- **WHAT TO WORK ON**: Print exactly the lines from the first one down to the line containing "const yTicks = [35, 40, 45, 50, 55];", both ends included, with no pictures and nothing else.
-- start PROVIDED ENTRIES --
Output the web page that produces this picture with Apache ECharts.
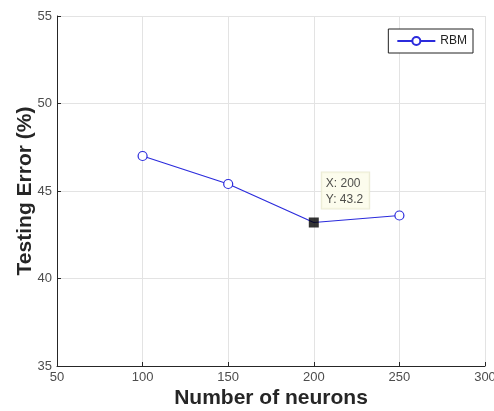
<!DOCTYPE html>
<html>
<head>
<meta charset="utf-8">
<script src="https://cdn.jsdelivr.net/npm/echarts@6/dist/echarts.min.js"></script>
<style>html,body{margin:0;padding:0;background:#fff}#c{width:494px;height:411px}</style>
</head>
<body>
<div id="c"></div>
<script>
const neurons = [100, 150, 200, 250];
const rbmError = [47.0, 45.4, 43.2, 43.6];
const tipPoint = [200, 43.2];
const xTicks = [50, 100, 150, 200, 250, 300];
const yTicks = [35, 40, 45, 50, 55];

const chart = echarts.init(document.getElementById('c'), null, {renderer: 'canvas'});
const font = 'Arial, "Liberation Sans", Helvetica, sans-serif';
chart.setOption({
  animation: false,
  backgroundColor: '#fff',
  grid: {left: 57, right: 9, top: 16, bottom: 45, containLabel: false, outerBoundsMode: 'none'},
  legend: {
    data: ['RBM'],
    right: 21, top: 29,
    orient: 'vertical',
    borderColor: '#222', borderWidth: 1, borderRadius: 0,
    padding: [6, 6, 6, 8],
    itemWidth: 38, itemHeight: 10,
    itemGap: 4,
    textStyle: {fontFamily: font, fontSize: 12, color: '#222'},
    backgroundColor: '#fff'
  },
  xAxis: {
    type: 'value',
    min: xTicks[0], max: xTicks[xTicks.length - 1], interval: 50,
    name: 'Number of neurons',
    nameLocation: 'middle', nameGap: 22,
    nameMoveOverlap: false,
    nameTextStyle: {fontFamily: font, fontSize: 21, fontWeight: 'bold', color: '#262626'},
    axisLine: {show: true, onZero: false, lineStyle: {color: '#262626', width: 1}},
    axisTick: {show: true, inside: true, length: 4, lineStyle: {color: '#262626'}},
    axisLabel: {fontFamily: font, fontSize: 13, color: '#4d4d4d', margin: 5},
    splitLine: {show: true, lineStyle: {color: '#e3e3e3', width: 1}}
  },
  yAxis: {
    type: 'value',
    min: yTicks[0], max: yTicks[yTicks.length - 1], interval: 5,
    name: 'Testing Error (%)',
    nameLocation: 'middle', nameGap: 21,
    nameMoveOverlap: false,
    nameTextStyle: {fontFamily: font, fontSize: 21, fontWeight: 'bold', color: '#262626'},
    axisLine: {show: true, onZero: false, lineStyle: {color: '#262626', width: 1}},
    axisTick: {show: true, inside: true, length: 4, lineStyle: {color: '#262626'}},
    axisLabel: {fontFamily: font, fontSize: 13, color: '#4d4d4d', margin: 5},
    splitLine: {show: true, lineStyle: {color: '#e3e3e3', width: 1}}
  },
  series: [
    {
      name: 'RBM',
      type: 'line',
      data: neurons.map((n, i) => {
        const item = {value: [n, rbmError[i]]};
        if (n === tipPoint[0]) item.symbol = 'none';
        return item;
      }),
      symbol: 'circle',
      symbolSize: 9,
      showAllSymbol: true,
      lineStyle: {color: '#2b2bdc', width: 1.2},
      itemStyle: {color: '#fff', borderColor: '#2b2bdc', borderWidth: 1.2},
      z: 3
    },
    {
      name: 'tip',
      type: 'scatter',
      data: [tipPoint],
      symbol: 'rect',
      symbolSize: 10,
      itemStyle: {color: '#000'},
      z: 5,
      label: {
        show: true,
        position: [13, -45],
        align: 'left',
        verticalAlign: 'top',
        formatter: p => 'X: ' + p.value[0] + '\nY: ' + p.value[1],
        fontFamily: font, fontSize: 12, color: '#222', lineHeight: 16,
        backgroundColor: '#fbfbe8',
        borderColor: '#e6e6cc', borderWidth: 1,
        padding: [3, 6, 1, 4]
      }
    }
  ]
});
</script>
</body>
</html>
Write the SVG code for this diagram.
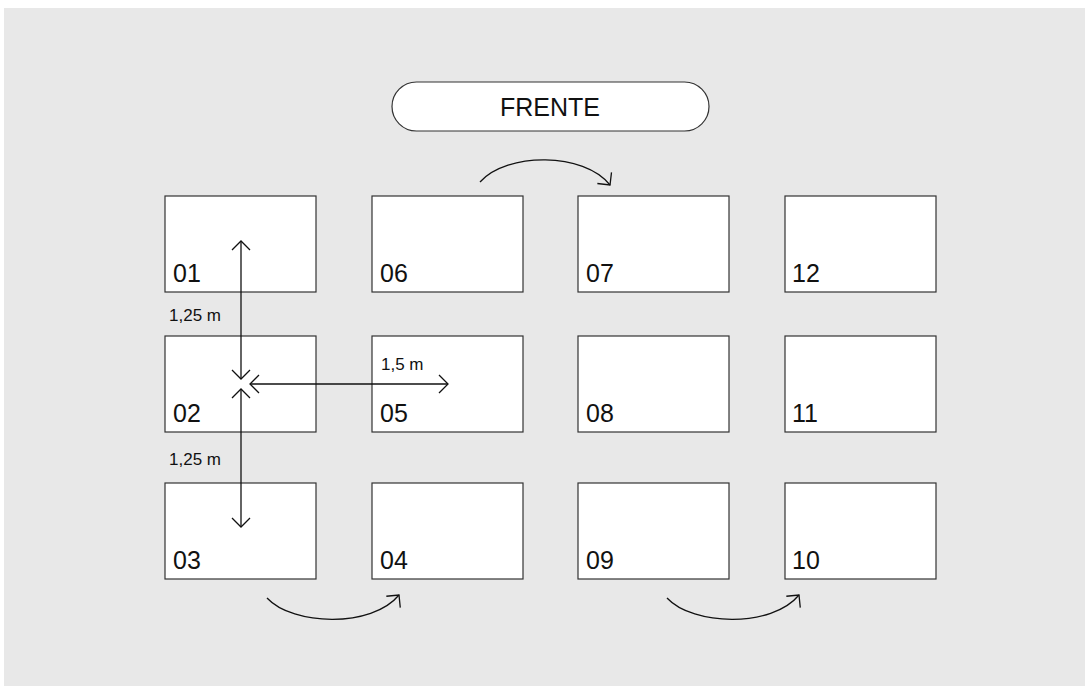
-- end PROVIDED ENTRIES --
- **COMPLETED TASK**:
Output the web page that produces this picture with Apache ECharts.
<!DOCTYPE html>
<html>
<head>
<meta charset="utf-8">
<script src="https://cdn.jsdelivr.net/npm/echarts@6/dist/echarts.min.js"></script>
<style>html,body{margin:0;padding:0;background:#fff}#c{width:494px;height:411px}</style>
</head>
<body>
<div id="c"></div>
<script>
const neurons = [100, 150, 200, 250];
const rbmError = [47.0, 45.4, 43.2, 43.6];
const tipPoint = [200, 43.2];
const xTicks = [50, 100, 150, 200, 250, 300];
const yTicks = [35, 40, 45, 50, 55];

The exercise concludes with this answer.